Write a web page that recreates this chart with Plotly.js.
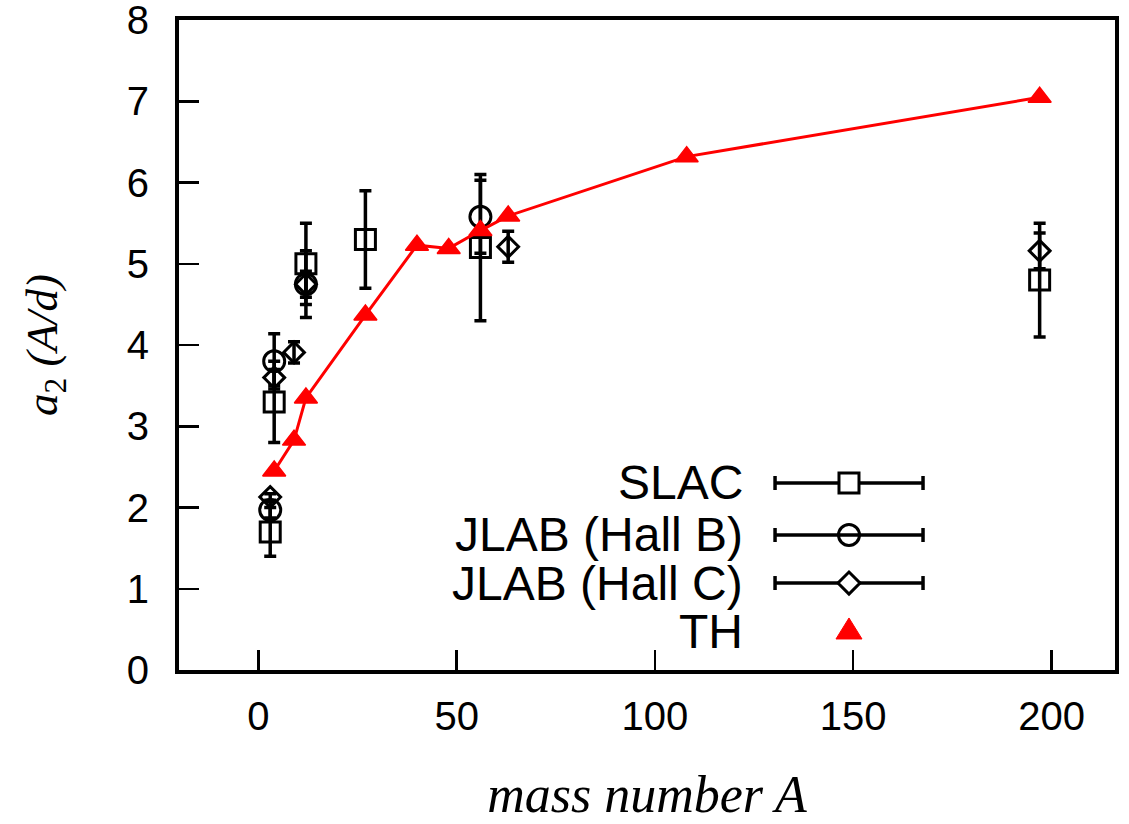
* * *
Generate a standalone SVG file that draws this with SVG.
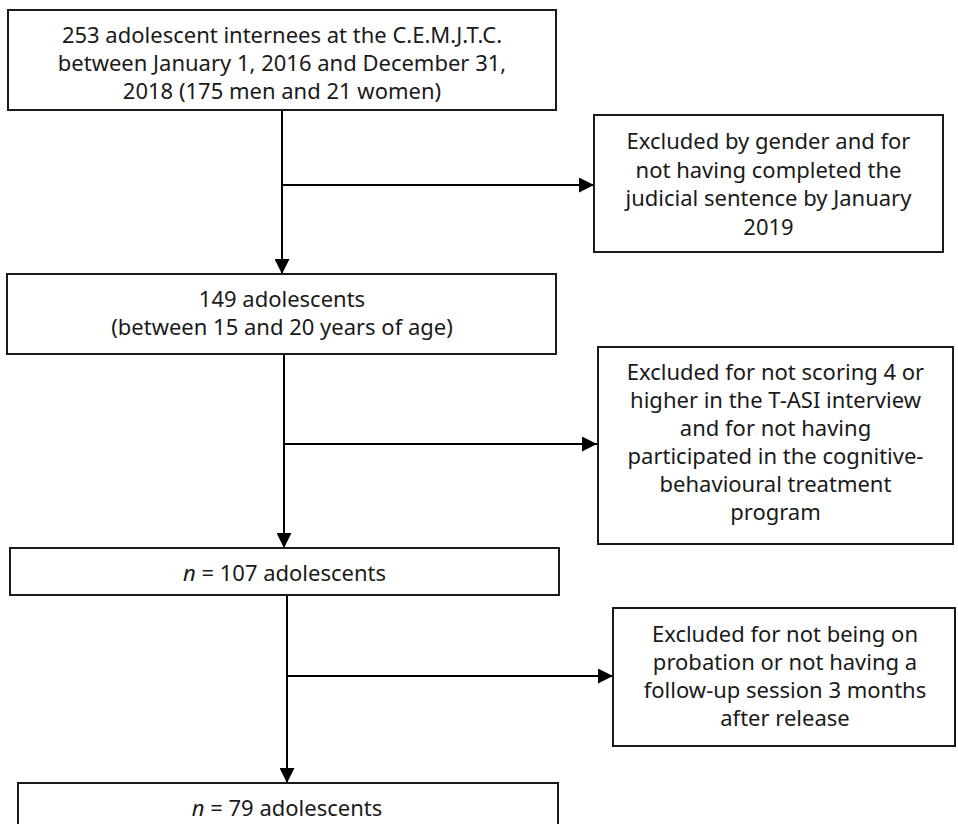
--
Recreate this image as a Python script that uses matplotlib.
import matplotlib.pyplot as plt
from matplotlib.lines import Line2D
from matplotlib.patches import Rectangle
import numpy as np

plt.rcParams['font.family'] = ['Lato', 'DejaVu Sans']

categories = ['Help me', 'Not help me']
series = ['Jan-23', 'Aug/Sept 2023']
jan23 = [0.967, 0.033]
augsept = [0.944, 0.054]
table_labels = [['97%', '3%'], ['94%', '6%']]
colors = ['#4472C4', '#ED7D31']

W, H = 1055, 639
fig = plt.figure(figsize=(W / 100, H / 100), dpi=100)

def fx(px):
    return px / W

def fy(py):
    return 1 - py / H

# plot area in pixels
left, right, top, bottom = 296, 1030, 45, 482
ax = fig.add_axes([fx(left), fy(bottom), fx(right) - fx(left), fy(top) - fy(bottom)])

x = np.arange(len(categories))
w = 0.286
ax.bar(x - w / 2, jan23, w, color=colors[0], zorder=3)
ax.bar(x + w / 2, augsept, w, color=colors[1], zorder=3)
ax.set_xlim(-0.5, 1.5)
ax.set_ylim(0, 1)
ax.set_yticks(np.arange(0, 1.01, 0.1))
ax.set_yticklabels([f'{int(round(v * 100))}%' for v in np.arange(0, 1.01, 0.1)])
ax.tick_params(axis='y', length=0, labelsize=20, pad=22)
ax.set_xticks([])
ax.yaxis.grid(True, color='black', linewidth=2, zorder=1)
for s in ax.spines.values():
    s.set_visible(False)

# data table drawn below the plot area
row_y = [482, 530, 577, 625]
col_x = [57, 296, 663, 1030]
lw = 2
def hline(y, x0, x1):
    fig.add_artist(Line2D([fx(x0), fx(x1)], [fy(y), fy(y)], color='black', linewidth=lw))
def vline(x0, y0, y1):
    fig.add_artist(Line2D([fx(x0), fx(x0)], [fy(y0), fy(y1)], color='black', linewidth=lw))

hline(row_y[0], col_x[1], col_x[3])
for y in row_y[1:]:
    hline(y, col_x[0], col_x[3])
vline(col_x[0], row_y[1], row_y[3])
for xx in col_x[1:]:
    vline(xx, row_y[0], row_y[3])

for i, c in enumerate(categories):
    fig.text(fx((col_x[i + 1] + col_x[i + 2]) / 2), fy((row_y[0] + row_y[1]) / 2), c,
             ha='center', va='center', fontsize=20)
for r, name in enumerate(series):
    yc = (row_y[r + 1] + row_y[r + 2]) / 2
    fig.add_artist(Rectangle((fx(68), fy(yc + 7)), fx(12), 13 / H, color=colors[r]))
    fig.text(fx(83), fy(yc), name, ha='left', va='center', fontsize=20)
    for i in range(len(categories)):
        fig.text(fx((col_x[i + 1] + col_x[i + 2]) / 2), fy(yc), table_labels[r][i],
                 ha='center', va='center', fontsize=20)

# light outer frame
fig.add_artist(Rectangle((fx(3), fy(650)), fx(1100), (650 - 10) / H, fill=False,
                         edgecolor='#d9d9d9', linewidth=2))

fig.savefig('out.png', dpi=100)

* **DIRECTIONS FOR THIS TASK**: Repeat exactly the lines from the one containing "Recreate this image" through the one containing "plt.rcParams['font.family'] = ['Lato', 'DejaVu", both included, and nothing else.

* **SOLVED PROBLEM**:
Recreate this image as a Python script that uses matplotlib.
import matplotlib.pyplot as plt
from matplotlib.lines import Line2D
from matplotlib.patches import Rectangle
import numpy as np

plt.rcParams['font.family'] = ['Lato', 'DejaVu Sans']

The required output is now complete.